The order, signed by the president on Tuesday, freezes the salaries for all employees in the Russian Presidential Administration, the Government, the Audit Chamber and the central and territorial divisions of the Foreign Ministry.

According to the State Statistics Agency, Rosstat, the average salary in federal bodies of power in the first nine months of 2014 was 96,500 rubles per month, and the average salary in the country over the same period was 31,600 rubles per month. The average salary in the Presidential Administration amounted to 216,400 rubles, and in the government it was 200,400 rubles. Over the same period the average exchange rate was about 34 rubles to the US dollar.

The explanatory note to the order reads that the salary for the civil servants mentioned in the document had been earlier adjusted ahead of inflation and there was no need to do it again.

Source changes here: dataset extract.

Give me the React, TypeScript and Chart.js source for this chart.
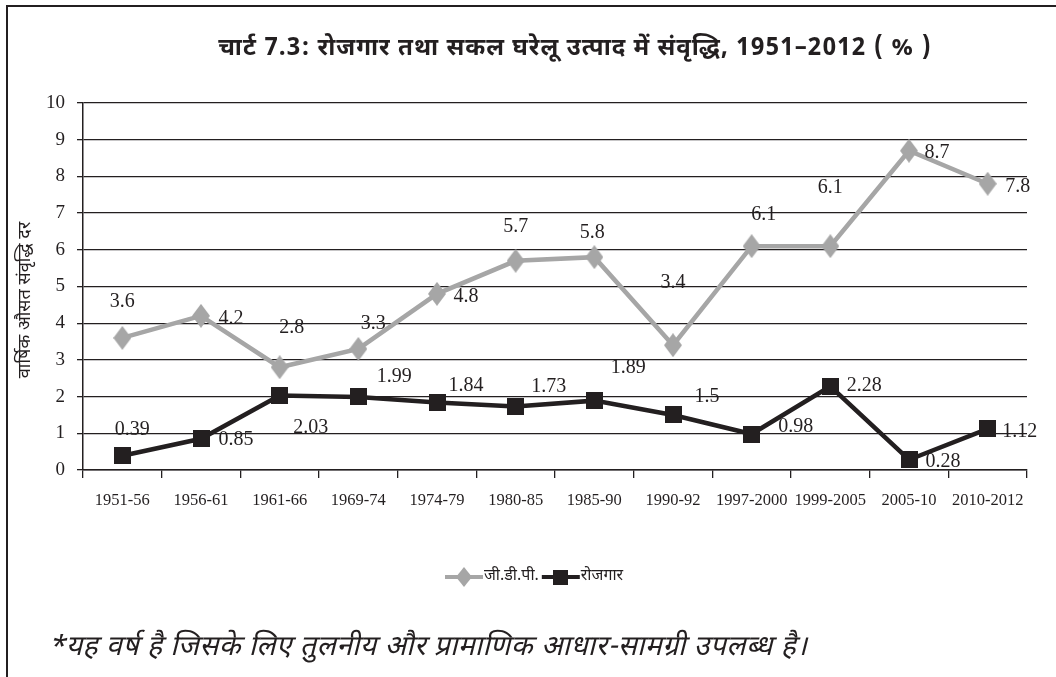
import React, { useEffect, useRef } from "react";
import { Chart, registerables } from "chart.js";

Chart.register(...registerables);

// ---------------- data ----------------
const categories = [
  "1951-56", "1956-61", "1961-66", "1969-74", "1974-79", "1980-85",
  "1985-90", "1990-92", "1997-2000", "1999-2005", "2005-10", "2010-2012",
];
const gdpValues = [3.6, 4.2, 2.8, 3.3, 4.8, 5.7, 5.8, 3.4, 6.1, 6.1, 8.7, 7.8];
const employmentValues = [0.39, 0.85, 2.03, 1.99, 1.84, 1.73, 1.89, 1.5, 0.98, 2.28, 0.28, 1.12];
const seriesNames = ["जी.डी.पी.", "रोजगार"];
const yMin = 0;
const yMax = 10;
const yStep = 1;
const titleText = "चार्ट 7.3: रोजगार तथा सकल घरेलू उत्पाद में संवृद्धि, 1951–2012 ( % )";
const yAxisTitle = "वार्षिक औसत संवृद्धि दर";
const footnoteText = "*यह वर्ष है जिसके लिए तुलनीय और प्रामाणिक आधार-सामग्री उपलब्ध है।";

// label placement offsets (px, relative to each point)
const gdpLabelOffsets = [
  [0, -36], [30, 3], [12, -39], [15, -25], [29, 3], [0, -34],
  [-2, -24], [0, -62], [12, -31], [0, -58], [28, 2], [30, 3],
];
const empLabelOffsets = [
  [10, -26], [35, 1], [31, 32], [36, -20], [29, -17], [33, -20],
  [34, -33], [34, -18], [44, -7], [34, -1], [34, 2], [32, 3],
];

// ---------------- styles ----------------
const GRAY = "#a6a6a6";
const DARK = "#231f20";
const SERIF = '"Liberation Serif", "Times New Roman", serif';
const DEVA = '"Noto Sans Devanagari", "Lohit Devanagari", "Mukta", "Noto Sans", "DejaVu Sans", sans-serif';

function makeDiamond(color: string, hw: number, hh: number) {
  const c = document.createElement("canvas");
  c.width = hw * 2;
  c.height = hh * 2;
  const ctx = c.getContext("2d")!;
  ctx.fillStyle = color;
  ctx.beginPath();
  ctx.moveTo(hw, 0);
  ctx.lineTo(2 * hw, hh);
  ctx.lineTo(hw, 2 * hh);
  ctx.lineTo(0, hh);
  ctx.closePath();
  ctx.fill();
  return c;
}

function makeSquare(color: string, s: number) {
  const c = document.createElement("canvas");
  c.width = s;
  c.height = s;
  const ctx = c.getContext("2d")!;
  ctx.fillStyle = color;
  ctx.fillRect(0, 0, s, s);
  return c;
}

function fitFont(ctx: CanvasRenderingContext2D, text: string, style: string, target: number, spacing: number) {
  (ctx as any).letterSpacing = `${spacing}px`;
  ctx.font = `${style} 20px ${DEVA}`;
  const w = ctx.measureText(text).width;
  const size = Math.max(10, Math.min(30, (20 * target) / w));
  ctx.font = `${style} ${size.toFixed(1)}px ${DEVA}`;
}

export default function App() {
  const ref = useRef<HTMLCanvasElement | null>(null);

  useEffect(() => {
    if (!ref.current) return;
    const diamond = makeDiamond(GRAY, 9, 12);
    const square = makeSquare(DARK, 17);
    const legendDiamond = makeDiamond(GRAY, 8, 10);
    const legendSquare = makeSquare(DARK, 15);

    const decor = {
      id: "decor",
      afterDatasetsDraw(chart: any) {
        const ctx = chart.ctx as CanvasRenderingContext2D;
        ctx.save();
        ctx.font = `20px ${SERIF}`;
        ctx.fillStyle = DARK;
        ctx.textAlign = "center";
        ctx.textBaseline = "middle";
        const sets = [
          { vals: gdpValues, offs: gdpLabelOffsets },
          { vals: employmentValues, offs: empLabelOffsets },
        ];
        sets.forEach((s, di) => {
          const meta = chart.getDatasetMeta(di);
          meta.data.forEach((pt: any, i: number) => {
            ctx.fillText(String(s.vals[i]), pt.x + s.offs[i][0], pt.y + s.offs[i][1]);
          });
        });
        ctx.restore();
      },
      afterDraw(chart: any) {
        const ctx = chart.ctx as CanvasRenderingContext2D;
        ctx.save();
        ctx.fillStyle = DARK;
        // title
        ctx.textAlign = "center";
        ctx.textBaseline = "middle";
        fitFont(ctx, titleText, "bold", 724, 1);
        ctx.fillText(titleText, 575, 50);
        (ctx as any).letterSpacing = "0px";
        // y title
        ctx.save();
        ctx.translate(27, 300);
        ctx.rotate(-Math.PI / 2);
        ctx.font = `18px ${DEVA}`;
        ctx.fillText(yAxisTitle, 0, 0);
        ctx.restore();
        // legend
        const ly = 577;
        let x = 445;
        ctx.font = `16px ${DEVA}`;
        ctx.textAlign = "left";
        ctx.lineWidth = 4;
        ctx.strokeStyle = GRAY;
        ctx.beginPath();
        ctx.moveTo(x, ly);
        ctx.lineTo(x + 38, ly);
        ctx.stroke();
        ctx.drawImage(legendDiamond, x + 19 - legendDiamond.width / 2, ly - legendDiamond.height / 2);
        x += 39;
        ctx.fillText(seriesNames[0], x, ly);
        x += ctx.measureText(seriesNames[0]).width + 3;
        ctx.strokeStyle = DARK;
        ctx.beginPath();
        ctx.moveTo(x, ly);
        ctx.lineTo(x + 38, ly);
        ctx.stroke();
        ctx.drawImage(legendSquare, x + 19 - legendSquare.width / 2, ly - legendSquare.height / 2);
        x += 39;
        ctx.fillText(seriesNames[1], x, ly);
        // footnote
        fitFont(ctx, footnoteText, "italic", 770, 0.5);
        ctx.fillText(footnoteText, 48, 650);
        (ctx as any).letterSpacing = "0px";
        ctx.restore();
      },
    };

    const chart = new Chart(ref.current, {
      type: "line",
      data: {
        labels: categories,
        datasets: [
          {
            label: seriesNames[0],
            data: gdpValues,
            borderColor: GRAY,
            backgroundColor: GRAY,
            borderWidth: 4.5,
            pointStyle: diamond as any,
            pointRadius: 10,
            tension: 0,
          },
          {
            label: seriesNames[1],
            data: employmentValues,
            borderColor: DARK,
            backgroundColor: DARK,
            borderWidth: 4.5,
            pointStyle: square as any,
            pointRadius: 10,
            tension: 0,
          },
        ],
      },
      options: {
        responsive: false,
        animation: false,
        layout: { padding: { left: 0, right: 29, top: 103, bottom: 147 } },
        plugins: {
          legend: { display: false },
          title: { display: false },
          tooltip: { enabled: false },
        },
        scales: {
          x: {
            type: "category",
            offset: true,
            grid: {
              offset: true,
              drawOnChartArea: false,
              drawTicks: true,
              tickLength: 8,
              color: DARK,
              lineWidth: 1.3,
            },
            border: { display: true, color: DARK, width: 1.5 },
            ticks: {
              color: DARK,
              font: { family: SERIF, size: 16.5 },
              padding: 13,
              maxRotation: 0,
              autoSkip: false,
            },
            afterFit(scale: any) {
              scale.height = 60;
            },
          },
          y: {
            min: yMin,
            max: yMax,
            ticks: {
              stepSize: yStep,
              color: DARK,
              font: { family: SERIF, size: 19 },
              padding: 12,
            },
            grid: { color: DARK, lineWidth: 1.3, tickLength: 6, drawTicks: true },
            border: { display: true, color: DARK, width: 1.5 },
            afterFit(scale: any) {
              scale.width = 83;
            },
          },
        },
      },
      plugins: [decor],
    });
    return () => chart.destroy();
  }, []);

  return (
    <div style={{ position: "fixed", left: 0, top: 0, width: 1056, height: 677, overflow: "hidden", background: "#fff" }}>
      <div
        style={{
          position: "absolute",
          left: 6,
          top: 5,
          width: 1050,
          height: 672,
          borderLeft: `2px solid ${DARK}`,
          borderTop: `2px solid ${DARK}`,
          boxSizing: "border-box",
        }}
      />
      <canvas ref={ref} width={1056} height={677} style={{ position: "absolute", left: 0, top: 0 }} />
    </div>
  );
}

The letter also notes that people who work in the budget sector of the economy will have their salaries indexed next year. The federal budget has 80 billion rubles (about $1.6 billion at current rates) reserved for this purpose.

Also on Tuesday, officials from the Ministry of Economic Development said at a press briefing that they decided to raise the forecasted mean ruble rate against the US dollar in 2017 to 49 rubles per dollar from 37.7 rubles per dollar. The Central Bank’s vice president, Kseniya Yudayeva, said Monday that inflation in Russia is likely to exceed the 9 percent threshold and in the first quarter of 2015 it could reach 10 percent.

The adjustments were made in view of falling oil prices and last week’s decision by the Organization of Oil Producing and Exporting Countries (OPEC) not to fight this by introducing additional production quotas.